Categories
Music

This is the Stones concert I would like to go to!!

Sloan excited to open for Stones
HALIFAX – It’s a big deal when guitar pop quartet Sloan returns home to Halifax to play a show, but opening for The Rolling Stones on the Halifax Common has to be the biggest deal yet.
Not only is it exciting, but there’s something poetic about the event and the locale for guitarist Jay Ferguson, who began his musical career 20 years ago with his first band Deluxe Boys just, if you’ll excuse the pun, a stone’s throw away.
“I got an e-mail from Walter Kemp the other day, who was the first drummer for the Deluxe Boys,” Ferguson explains over the phone from Toronto. “He couldn’t believe we’re playing with The Rolling Stones, because kitty-corner to the Commons is Walter’s house, where we had our very first practice in the living room, right behind the Holiday Inn on Pepperell.
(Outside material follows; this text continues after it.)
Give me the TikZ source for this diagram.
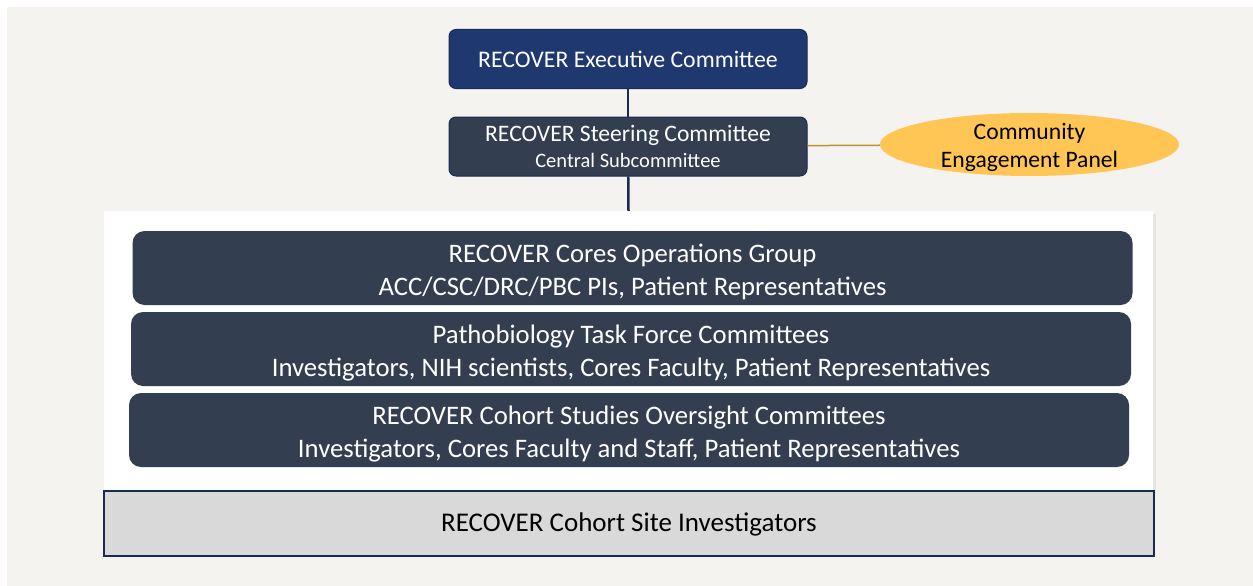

“It was John Gould, Walter and myself, with Walter’s grandfather sitting in the dining room very disgruntled while we plowed through
Route 66. So it’s kind of come full circle, from covering the Stones in Walter’s living room to opening for them across the street.”
Saturday’s show won’t be Sloan’s first encounter with the Stones the band was asked to open for them for two nights in Boston in January — but playing in front of tens of thousands of fellow Maritimers is still not the sort of experience you take lightly.
“It’s surreal for me, for sure, but pretty exciting. My joke is, ‘Yeah, the Stones, we already played with them, whatever,’ ” laughs Ferguson. “But those two shows in Boston were fantastic. We got to meet them, and it was outrageous seeing them face to face, it’s a pretty big thing. Obviously to them it’s “Yeah, whatever.’ But to me, who’s been a Stones fan for the better part of 25 years or something like that, it’s pretty exciting. I mean, they were lovely, and they were gentlemen, and it was very thoughtful that we got on the Halifax lineup.
“I’m sure it’s not like Mick Jagger’s pounding the table saying, “We must have Sloan back! They were such lovely lads!’ It has more to do with promoters and all that. But I think our band was easy to deal with, and we got along with their crew, and it was more like, “Hey, it’s Sloan’s hometown, let’s have them back.’ So it’s a very nice feeling being invited back to play with The Rolling Stones.”
The other big news for Sloan this week is the release on Tuesday of its first CD of new material in three years, the mammoth 30-song collection Never Hear the End of It.
The album sees the return of drummer Andrew Scott to the songwriting fold and bears a cornucopia of styles ranging from pop to psychedelia, in a broader display of the members’ personal tastes than the power-chord packed Action Pact, released in 2003.
After having a couple of years to write new songs, Sloan started making the record in February in its warehouse rehearsal space with live soundman Nick Detoro taking over production duties. Recording continued over the summer, with new songs being added all the time, and then it was time to take care of the artwork and photos, followed by rehearsing for the upcoming shows.
“I’m actually looking forward to touring, because it’ll be like a vacation,” says Ferguson. ” I’m just going to zone out and watch movies and relax when we’re not playing. I have to get out of town to relax, basically.”
The first taste of Never Hear the End of It was Ferguson’s catchy single Who Taught You to Live Like That, which he describes as a cross between T-Rex and Instant Karma. But the record also veers from the pure aggression of Patrick Pentland’s Hardcore (“Patrick was wondering if we should do it, and we said, “Yeah!’ “) to Scott’s trippy Golden Eyes. “It might take longer to get into, but that doesn’t bother me,” says Ferguson of the record whose title is a sly wink at its 72-minute length. “I think it’ll have a longer life because of that.
“I like the idea that on the White Album, The Beatles did things that were really outside of the box, like Honey Pie, which sounded like something from the ’20s. So doing something like Hardcore is the other extreme. I was really into the idea of making an album that is all over the place, changing from song to song, with really short songs, and some longer songs, and having it all connected up.
“I think we wanted to do something new, for fun, and it made sense because there were so many songs to choose from. And Chris and I had both fantasized about doing a double album at some point.”
So this week Sloan fans get two fantasies at the same time.